--- Direction ---
Give only the count of lines containing "this".

--- Items ---
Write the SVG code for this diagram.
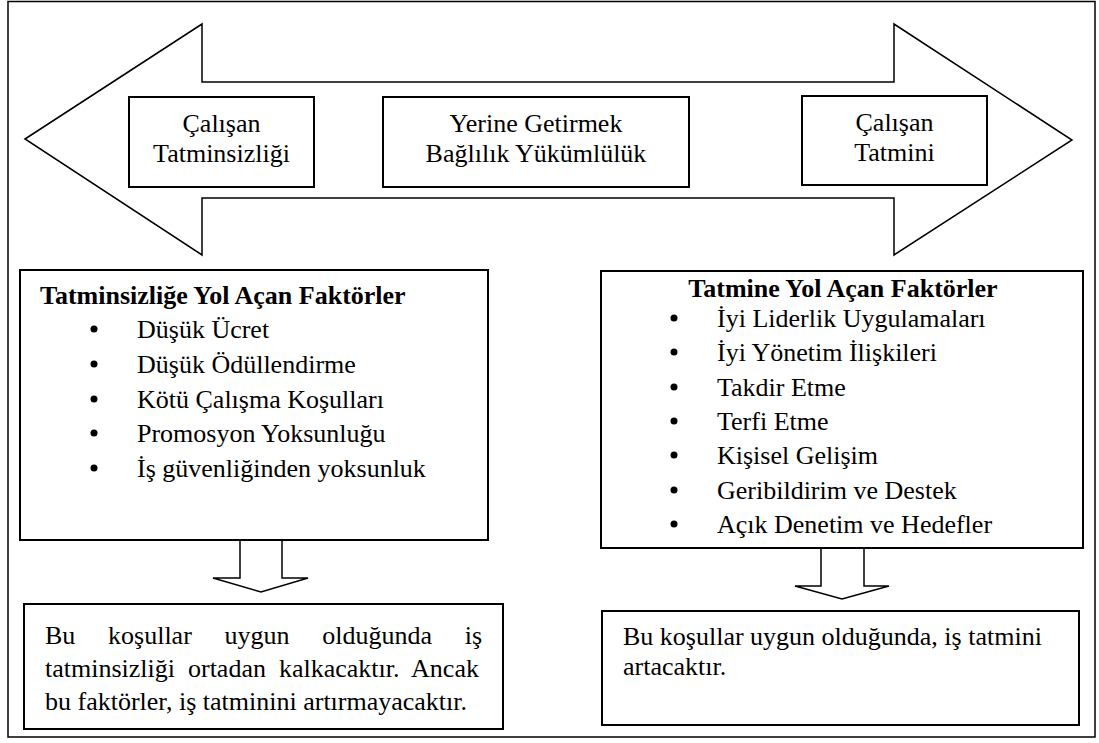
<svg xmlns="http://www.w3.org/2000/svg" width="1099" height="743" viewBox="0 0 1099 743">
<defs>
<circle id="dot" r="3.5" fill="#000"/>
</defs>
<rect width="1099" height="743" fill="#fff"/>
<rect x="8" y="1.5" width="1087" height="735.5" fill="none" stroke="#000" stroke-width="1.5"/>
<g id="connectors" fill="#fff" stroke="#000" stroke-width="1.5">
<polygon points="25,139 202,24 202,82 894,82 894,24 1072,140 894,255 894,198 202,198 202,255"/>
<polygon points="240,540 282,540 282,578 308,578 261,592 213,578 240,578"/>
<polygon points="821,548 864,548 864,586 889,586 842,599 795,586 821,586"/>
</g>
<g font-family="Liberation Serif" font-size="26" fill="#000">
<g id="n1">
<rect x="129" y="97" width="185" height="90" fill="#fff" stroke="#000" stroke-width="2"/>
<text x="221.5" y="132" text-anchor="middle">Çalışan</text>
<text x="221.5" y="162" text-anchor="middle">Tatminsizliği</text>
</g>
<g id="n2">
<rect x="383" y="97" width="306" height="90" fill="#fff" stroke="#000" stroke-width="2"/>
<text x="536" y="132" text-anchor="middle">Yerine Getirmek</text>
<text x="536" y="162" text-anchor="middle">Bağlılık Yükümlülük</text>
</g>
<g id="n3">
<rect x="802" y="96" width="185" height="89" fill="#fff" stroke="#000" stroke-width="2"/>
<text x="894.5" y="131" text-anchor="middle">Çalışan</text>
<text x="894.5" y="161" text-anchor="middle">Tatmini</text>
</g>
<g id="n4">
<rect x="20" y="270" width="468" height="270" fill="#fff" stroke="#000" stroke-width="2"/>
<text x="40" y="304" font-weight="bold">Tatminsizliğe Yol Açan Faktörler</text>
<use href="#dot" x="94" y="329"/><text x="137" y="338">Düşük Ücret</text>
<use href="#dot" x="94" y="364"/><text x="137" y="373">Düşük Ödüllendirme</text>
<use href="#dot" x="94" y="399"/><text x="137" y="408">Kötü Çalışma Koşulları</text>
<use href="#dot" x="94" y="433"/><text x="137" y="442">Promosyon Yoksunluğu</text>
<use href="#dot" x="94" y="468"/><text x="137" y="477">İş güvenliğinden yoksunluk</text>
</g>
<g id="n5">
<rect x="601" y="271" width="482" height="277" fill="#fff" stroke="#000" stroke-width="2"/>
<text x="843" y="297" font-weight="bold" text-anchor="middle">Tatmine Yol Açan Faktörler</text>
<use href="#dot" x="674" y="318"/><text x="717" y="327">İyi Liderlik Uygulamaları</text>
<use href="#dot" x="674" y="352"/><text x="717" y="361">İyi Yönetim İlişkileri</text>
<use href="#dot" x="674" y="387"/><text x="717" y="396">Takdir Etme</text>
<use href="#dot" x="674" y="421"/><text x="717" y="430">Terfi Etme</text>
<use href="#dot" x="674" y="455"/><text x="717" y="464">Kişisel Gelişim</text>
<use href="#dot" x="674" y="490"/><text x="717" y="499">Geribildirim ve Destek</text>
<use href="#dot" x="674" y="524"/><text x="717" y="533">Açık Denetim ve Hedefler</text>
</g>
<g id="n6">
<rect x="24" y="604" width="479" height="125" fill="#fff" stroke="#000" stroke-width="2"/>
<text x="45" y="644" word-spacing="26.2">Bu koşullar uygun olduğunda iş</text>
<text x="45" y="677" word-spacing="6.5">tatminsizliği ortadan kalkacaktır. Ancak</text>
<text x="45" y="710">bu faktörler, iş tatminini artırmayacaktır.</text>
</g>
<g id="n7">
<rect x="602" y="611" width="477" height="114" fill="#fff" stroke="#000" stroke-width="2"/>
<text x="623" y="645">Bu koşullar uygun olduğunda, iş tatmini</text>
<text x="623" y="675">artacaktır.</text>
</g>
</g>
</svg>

--

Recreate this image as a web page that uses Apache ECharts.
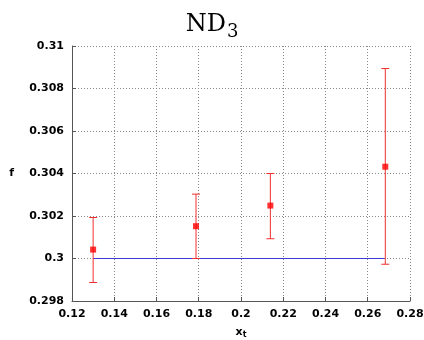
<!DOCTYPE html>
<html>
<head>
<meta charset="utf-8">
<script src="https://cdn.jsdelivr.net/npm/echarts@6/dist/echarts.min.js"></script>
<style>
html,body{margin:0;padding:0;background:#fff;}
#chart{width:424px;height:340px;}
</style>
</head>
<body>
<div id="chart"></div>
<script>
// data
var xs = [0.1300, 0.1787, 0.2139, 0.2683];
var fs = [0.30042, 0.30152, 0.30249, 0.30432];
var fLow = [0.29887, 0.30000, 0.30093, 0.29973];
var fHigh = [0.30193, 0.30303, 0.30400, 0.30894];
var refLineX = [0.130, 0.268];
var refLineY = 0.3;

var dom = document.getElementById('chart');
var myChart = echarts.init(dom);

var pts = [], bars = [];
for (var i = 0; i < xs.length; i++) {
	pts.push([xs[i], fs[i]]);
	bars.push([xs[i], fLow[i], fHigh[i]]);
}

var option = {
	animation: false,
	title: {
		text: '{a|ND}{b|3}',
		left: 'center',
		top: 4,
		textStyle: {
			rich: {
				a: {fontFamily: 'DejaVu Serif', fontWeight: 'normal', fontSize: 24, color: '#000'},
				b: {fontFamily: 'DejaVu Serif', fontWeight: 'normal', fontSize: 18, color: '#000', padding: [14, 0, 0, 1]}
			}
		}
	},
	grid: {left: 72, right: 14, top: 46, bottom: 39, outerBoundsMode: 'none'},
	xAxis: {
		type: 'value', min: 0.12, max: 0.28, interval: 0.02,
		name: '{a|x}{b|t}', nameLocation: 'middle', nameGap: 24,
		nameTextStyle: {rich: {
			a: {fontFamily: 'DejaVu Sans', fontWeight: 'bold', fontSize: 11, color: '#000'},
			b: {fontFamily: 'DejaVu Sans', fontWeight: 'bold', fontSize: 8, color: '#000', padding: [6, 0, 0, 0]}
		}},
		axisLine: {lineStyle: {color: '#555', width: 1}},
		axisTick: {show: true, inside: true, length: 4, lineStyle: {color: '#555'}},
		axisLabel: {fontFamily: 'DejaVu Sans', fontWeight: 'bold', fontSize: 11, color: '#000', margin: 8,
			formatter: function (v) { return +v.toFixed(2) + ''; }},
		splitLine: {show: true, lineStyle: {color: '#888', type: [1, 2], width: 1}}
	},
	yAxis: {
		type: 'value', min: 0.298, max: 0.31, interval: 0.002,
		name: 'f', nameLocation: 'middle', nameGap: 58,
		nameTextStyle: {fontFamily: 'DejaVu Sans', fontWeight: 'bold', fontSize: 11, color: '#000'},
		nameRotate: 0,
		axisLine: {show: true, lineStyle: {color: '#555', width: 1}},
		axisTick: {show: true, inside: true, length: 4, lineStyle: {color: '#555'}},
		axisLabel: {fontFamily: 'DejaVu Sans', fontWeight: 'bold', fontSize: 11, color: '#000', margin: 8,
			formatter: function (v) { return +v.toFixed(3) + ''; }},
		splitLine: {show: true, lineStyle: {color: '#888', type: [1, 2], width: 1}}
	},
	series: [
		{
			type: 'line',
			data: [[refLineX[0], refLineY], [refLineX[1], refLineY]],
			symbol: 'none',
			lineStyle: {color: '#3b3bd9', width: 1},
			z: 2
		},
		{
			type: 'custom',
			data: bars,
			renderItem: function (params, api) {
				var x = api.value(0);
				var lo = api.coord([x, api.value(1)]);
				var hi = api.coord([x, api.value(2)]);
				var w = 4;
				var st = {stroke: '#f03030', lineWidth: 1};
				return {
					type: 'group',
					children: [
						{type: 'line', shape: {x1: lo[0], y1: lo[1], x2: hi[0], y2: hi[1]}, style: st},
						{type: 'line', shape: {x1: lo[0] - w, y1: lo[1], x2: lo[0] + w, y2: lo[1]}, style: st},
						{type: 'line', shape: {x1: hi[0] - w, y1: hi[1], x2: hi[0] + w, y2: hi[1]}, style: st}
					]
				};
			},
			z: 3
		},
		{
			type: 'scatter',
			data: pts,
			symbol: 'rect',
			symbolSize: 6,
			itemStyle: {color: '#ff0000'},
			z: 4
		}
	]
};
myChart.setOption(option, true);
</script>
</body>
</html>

--- Task response ---
2